#### [Source records]
···

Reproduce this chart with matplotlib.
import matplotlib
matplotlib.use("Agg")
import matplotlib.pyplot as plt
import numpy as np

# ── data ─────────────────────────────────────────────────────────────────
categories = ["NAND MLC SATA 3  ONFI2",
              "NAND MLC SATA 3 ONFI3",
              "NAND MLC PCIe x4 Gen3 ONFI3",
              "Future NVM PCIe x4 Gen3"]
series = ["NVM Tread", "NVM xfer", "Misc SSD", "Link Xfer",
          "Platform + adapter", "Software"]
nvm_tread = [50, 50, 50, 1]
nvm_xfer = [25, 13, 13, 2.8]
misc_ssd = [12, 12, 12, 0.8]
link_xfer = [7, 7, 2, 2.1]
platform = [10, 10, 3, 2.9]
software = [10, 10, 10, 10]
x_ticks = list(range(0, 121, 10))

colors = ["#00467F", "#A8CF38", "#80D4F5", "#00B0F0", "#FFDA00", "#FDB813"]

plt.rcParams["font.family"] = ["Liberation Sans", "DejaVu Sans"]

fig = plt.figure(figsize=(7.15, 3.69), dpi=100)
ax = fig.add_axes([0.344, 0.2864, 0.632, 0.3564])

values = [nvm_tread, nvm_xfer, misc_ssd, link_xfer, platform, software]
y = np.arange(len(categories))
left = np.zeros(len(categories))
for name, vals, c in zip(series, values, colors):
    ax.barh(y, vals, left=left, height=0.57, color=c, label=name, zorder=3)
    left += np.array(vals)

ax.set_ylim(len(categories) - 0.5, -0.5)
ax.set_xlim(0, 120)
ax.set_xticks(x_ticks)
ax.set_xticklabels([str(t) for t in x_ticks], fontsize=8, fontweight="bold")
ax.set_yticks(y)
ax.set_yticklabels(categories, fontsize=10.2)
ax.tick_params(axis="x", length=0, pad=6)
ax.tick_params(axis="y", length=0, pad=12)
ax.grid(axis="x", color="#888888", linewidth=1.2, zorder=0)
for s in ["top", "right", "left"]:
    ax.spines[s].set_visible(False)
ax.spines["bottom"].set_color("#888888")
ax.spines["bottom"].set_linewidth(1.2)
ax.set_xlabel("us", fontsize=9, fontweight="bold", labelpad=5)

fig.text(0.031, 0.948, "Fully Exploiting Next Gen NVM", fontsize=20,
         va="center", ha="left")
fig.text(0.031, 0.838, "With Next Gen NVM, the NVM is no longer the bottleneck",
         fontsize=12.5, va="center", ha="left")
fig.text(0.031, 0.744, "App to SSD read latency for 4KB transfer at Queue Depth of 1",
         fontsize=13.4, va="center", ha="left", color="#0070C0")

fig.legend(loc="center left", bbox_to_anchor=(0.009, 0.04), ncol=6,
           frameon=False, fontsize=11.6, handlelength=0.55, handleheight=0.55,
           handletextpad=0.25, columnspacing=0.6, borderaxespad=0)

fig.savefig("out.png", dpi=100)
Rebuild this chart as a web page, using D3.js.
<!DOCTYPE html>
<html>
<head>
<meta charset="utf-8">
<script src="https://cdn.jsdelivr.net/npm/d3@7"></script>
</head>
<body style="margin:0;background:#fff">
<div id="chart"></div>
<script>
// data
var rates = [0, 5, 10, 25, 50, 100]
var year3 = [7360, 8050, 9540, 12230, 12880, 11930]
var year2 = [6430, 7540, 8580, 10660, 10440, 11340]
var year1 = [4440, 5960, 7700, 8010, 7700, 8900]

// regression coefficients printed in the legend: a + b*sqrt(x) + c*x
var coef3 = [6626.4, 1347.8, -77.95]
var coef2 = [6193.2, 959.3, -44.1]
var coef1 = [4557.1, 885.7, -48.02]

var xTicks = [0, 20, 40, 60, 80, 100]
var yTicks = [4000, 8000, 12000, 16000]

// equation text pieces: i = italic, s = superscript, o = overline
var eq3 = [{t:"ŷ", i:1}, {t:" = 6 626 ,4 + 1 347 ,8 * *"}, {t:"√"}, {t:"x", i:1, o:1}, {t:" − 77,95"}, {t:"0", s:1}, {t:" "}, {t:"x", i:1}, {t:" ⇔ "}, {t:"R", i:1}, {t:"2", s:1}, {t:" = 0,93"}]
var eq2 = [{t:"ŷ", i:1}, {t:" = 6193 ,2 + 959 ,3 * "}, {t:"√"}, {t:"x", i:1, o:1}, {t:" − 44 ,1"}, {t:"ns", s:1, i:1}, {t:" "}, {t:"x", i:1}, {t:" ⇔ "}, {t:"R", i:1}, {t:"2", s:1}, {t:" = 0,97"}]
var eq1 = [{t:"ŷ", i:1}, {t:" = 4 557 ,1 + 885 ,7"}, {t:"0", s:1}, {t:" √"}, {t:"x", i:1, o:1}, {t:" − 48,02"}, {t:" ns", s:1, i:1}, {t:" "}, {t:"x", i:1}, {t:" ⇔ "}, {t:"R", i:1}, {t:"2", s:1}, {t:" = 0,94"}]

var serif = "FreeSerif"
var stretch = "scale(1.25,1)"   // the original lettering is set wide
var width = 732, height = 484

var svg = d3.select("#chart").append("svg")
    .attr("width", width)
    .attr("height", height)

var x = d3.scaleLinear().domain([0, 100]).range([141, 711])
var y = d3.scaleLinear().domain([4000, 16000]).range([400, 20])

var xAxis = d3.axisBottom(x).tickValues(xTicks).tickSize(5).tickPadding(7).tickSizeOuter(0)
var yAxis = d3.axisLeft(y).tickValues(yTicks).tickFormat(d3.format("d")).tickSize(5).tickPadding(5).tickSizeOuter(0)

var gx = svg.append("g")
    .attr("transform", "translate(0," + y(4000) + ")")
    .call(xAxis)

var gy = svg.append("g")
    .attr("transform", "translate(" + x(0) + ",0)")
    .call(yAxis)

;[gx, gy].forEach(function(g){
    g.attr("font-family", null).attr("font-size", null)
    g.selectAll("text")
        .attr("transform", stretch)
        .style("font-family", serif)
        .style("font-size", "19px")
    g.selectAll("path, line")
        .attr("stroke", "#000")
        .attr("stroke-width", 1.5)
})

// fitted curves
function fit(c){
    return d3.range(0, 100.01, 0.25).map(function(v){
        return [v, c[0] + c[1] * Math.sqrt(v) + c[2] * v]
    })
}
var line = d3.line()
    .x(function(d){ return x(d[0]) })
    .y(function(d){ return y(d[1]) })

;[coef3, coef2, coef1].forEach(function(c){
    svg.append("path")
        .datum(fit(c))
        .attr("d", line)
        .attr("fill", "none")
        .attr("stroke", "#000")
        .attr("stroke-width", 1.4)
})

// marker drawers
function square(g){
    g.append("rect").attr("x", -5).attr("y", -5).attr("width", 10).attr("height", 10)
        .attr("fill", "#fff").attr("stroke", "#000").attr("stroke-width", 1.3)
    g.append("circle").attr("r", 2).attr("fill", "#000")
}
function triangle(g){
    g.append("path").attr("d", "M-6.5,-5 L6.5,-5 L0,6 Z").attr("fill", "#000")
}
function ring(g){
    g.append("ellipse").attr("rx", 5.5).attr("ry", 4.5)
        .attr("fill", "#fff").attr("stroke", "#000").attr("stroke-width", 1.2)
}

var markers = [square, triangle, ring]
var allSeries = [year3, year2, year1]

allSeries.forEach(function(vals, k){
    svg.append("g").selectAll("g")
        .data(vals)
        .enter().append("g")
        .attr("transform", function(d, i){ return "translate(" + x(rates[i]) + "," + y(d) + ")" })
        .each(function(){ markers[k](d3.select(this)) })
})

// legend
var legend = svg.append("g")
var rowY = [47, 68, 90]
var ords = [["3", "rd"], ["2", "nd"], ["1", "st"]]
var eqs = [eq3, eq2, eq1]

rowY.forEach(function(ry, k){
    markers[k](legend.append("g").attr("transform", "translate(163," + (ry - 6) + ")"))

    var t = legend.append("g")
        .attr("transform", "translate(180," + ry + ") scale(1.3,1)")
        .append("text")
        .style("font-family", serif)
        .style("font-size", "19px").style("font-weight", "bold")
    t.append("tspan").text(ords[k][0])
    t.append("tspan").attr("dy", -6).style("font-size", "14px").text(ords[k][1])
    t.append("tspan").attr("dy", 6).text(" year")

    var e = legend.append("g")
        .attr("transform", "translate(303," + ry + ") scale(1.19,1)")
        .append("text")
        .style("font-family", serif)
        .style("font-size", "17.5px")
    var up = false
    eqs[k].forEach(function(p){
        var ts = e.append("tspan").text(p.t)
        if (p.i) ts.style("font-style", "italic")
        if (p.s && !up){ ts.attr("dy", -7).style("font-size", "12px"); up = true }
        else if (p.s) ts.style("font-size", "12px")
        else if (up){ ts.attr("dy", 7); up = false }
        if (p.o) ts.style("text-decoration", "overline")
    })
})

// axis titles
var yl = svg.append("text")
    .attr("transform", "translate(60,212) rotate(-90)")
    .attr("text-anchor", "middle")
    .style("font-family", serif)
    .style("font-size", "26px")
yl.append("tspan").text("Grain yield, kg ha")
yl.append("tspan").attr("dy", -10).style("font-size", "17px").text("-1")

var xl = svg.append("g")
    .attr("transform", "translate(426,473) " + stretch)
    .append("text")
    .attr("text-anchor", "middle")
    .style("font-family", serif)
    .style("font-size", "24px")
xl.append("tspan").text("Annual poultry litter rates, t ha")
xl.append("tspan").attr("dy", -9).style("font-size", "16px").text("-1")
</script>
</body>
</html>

···

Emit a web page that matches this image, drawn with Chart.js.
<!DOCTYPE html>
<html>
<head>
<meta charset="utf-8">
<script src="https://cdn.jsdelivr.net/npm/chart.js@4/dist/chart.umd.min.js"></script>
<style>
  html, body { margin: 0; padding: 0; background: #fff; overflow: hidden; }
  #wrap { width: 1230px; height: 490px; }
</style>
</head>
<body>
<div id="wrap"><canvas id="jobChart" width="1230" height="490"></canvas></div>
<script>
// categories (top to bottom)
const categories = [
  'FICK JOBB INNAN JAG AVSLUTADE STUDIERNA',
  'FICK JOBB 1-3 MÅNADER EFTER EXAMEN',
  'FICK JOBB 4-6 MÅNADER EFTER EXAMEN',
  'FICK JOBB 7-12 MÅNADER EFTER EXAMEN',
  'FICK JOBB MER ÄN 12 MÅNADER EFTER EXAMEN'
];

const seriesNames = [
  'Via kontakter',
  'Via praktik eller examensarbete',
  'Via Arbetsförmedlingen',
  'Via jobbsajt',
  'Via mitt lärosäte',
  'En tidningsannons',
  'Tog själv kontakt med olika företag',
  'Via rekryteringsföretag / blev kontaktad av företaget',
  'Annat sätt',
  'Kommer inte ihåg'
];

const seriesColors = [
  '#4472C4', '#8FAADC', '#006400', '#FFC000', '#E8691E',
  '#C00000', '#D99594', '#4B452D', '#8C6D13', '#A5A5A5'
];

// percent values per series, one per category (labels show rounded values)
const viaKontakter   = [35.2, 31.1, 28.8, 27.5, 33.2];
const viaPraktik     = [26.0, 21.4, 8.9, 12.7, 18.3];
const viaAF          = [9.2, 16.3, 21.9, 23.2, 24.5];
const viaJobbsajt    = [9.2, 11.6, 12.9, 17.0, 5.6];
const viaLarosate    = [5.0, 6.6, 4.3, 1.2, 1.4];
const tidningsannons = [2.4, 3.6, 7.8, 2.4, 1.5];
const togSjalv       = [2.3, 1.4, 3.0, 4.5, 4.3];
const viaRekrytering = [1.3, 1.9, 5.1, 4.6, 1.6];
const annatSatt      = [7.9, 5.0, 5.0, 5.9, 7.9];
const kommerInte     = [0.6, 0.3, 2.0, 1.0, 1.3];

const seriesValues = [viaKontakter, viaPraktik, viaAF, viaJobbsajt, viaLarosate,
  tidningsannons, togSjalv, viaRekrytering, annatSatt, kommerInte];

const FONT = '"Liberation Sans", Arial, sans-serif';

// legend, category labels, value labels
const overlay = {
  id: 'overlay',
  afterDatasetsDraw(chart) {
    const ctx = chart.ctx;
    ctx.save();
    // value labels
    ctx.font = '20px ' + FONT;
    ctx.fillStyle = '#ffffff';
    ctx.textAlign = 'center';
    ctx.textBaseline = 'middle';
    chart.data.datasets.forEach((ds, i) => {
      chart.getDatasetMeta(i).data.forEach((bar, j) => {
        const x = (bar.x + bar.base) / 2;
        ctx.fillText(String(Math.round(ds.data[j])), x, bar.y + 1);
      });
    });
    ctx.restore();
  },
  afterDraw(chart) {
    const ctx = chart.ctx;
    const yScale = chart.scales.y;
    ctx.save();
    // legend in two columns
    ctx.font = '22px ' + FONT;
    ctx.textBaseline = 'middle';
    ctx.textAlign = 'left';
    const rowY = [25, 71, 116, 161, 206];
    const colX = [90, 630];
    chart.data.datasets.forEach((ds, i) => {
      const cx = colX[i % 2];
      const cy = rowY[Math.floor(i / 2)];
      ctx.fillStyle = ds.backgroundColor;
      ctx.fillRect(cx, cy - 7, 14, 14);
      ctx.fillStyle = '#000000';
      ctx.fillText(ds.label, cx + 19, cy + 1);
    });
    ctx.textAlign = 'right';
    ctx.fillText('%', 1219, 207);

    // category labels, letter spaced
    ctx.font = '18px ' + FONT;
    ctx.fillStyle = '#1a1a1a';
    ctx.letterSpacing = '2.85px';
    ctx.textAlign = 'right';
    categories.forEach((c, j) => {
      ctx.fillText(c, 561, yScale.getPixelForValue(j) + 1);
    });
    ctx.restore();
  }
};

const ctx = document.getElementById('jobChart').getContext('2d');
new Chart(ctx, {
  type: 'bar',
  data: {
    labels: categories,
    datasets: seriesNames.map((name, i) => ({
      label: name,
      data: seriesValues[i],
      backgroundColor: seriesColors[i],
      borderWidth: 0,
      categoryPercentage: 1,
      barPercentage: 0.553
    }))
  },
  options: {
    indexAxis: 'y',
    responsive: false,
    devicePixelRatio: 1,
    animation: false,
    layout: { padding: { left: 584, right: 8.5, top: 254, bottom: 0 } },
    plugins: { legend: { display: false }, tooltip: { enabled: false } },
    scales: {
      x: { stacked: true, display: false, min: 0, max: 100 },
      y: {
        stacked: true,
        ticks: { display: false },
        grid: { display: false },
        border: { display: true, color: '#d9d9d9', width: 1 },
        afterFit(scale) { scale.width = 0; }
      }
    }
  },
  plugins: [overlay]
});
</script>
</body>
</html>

···

#### [Instructions to follow]
Give back exactly the lines running from the line that contains "Rebuild this chart" through the line that contains "557 ,1 + 885", and nothing outside them.

#### [The answer]
Rebuild this chart as a web page, using D3.js.
<!DOCTYPE html>
<html>
<head>
<meta charset="utf-8">
<script src="https://cdn.jsdelivr.net/npm/d3@7"></script>
</head>
<body style="margin:0;background:#fff">
<div id="chart"></div>
<script>
// data
var rates = [0, 5, 10, 25, 50, 100]
var year3 = [7360, 8050, 9540, 12230, 12880, 11930]
var year2 = [6430, 7540, 8580, 10660, 10440, 11340]
var year1 = [4440, 5960, 7700, 8010, 7700, 8900]

// regression coefficients printed in the legend: a + b*sqrt(x) + c*x
var coef3 = [6626.4, 1347.8, -77.95]
var coef2 = [6193.2, 959.3, -44.1]
var coef1 = [4557.1, 885.7, -48.02]

var xTicks = [0, 20, 40, 60, 80, 100]
var yTicks = [4000, 8000, 12000, 16000]

// equation text pieces: i = italic, s = superscript, o = overline
var eq3 = [{t:"ŷ", i:1}, {t:" = 6 626 ,4 + 1 347 ,8 * *"}, {t:"√"}, {t:"x", i:1, o:1}, {t:" − 77,95"}, {t:"0", s:1}, {t:" "}, {t:"x", i:1}, {t:" ⇔ "}, {t:"R", i:1}, {t:"2", s:1}, {t:" = 0,93"}]
var eq2 = [{t:"ŷ", i:1}, {t:" = 6193 ,2 + 959 ,3 * "}, {t:"√"}, {t:"x", i:1, o:1}, {t:" − 44 ,1"}, {t:"ns", s:1, i:1}, {t:" "}, {t:"x", i:1}, {t:" ⇔ "}, {t:"R", i:1}, {t:"2", s:1}, {t:" = 0,97"}]
var eq1 = [{t:"ŷ", i:1}, {t:" = 4 557 ,1 + 885 ,7"}, {t:"0", s:1}, {t:" √"}, {t:"x", i:1, o:1}, {t:" − 48,02"}, {t:" ns", s:1, i:1}, {t:" "}, {t:"x", i:1}, {t:" ⇔ "}, {t:"R", i:1}, {t:"2", s:1}, {t:" = 0,94"}]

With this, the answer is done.